Half of LPs in Asia Pacific – as well as two-thirds of their counterparts in North America and nearly three-quarters in Europe – have direct experience of GP-led secondaries, the latest installment of Coller Capital's twice-yearly private equity barometer survey found. Meanwhile, more than four out of five respondents cited alignment between counterparties as their biggest concern.

"It's a three-party negotiation involving the LP, GP, and secondaries buyer. Sometimes the LP may ask where is the alignment and what is really happening? Are we gaining something? Are we losing something? LPs tend to be passive and, given there are three parties involved, it is harder to make a clear decision unless you dig into situations," said Peter Kim, a Hong Kong-based partner with Coller.
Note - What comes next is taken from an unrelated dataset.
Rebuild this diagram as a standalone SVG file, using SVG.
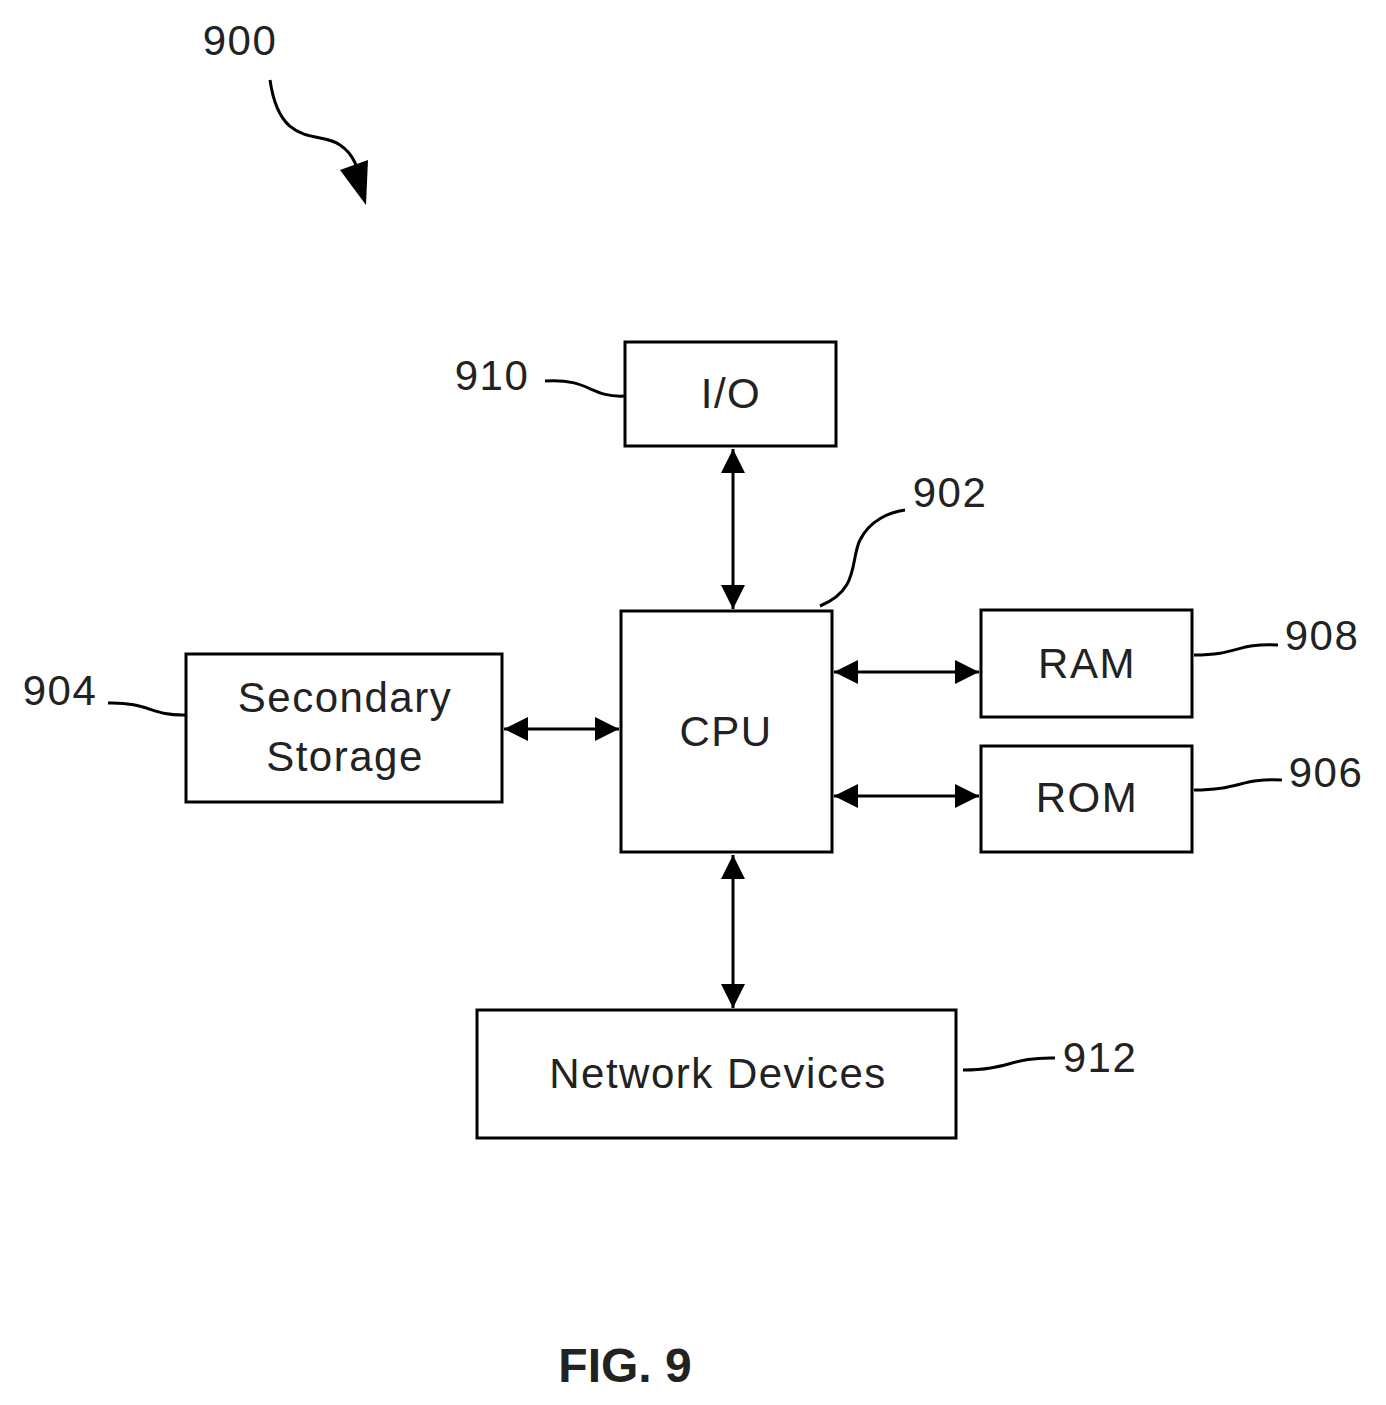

Stapled secondaries are a case in point. Numerous GP-led transactions in recent years have essentially been motivated by the need to raise primary capital, with secondary investors taking out positions in existing funds and committing fresh capital to new vehicles. The amount of primary capital available depends on the size of the secondary piece tendered. The risk is that a GP will encourage LPs to sell, its desire to raise money trumping its adherence to fiduciary responsibilities.

This concern is entwined with another identified by nearly three-quarters of survey participants: a lack of information on which to make informed decisions. When a GP-led situation arises, a tender offer is usually put to all LPs in a fund and they have a certain number of days to respond. If there are misgivings about the motivations of counterparties, can LPs lay them to rest with thorough due diligence?

"It is very difficult for LPs to make a 100% informed decision on whether the pricing expectations are good and whether they want to trade or hold," said Kim. "Typically, they invest in a private equity fund because they want to hold until maturity, unless for some reason they decide to sell. But in these instances, they are not initiating the process, they are getting an inbound offer and they must react quickly. That leads to a lack of being fully informed."

Just under half of respondents said they struggle to meet the timelines set in these deals, with a similar proportion complaining that they have insufficient resources to process the additional workload.

Nevertheless, the wave of GP-led secondaries is expected to continue, even though first-quarter deal flow in Asia was muted as volatility in the final months of 2018 led to uncertainty over valuations. Transaction volume in the region reached $7.8 billion last year, up from $2.7 billion in 2017, according to Lazard. Over the same period, global activity rose from $16 billion to $22 billion.

Longer holding periods for private assets and the overhang of unrealized positions are both contributing factors. Kim observed that the secondaries market emerged as a result of LPs needing liquidity in their portfolios. Now it is moving to the stage where GPs are also under pressure to generate liquidity.

The survey found that investor appetite for alternatives continues unabated. More than half of LPs expect to have over 20% of their total assets allocated to alternatives strategies in 10 years' time, while 43% predict that the private equity share will be above 10%. At present, only one-third exceed the 10% mark. This bullishness is accompanied by a recognition that returns are moderating. Only one in five respondents said their PE portfolios had delivered net annual returns of 16% or more since inception. This compares to just under half in 2007. Two thirds said they are now getting 11-15%.

Improving employee diversity is a goal for GPs and LPs alike as they look to improve their internal ESG (environment, social and governance) performance. Flexible working hours and environmental impact are also priorities for nearly two-thirds of LPs, while GPs are spending most time on employee ESG training and charity commitments as well as environmental impact.

As for the implementation of ESG programs across portfolios, the survey identified growing unease among LPs about how ESG is defined. "As an industry, we need to be very conscious of ESG and implementing ESG policies, rather than leaving it very vague where it's just a case of ticking the ESG box," Kim said. "GPs are becoming more aware of ESG, but even in Asia, we see some GPs that could do more when they make investment decisions and post-investment."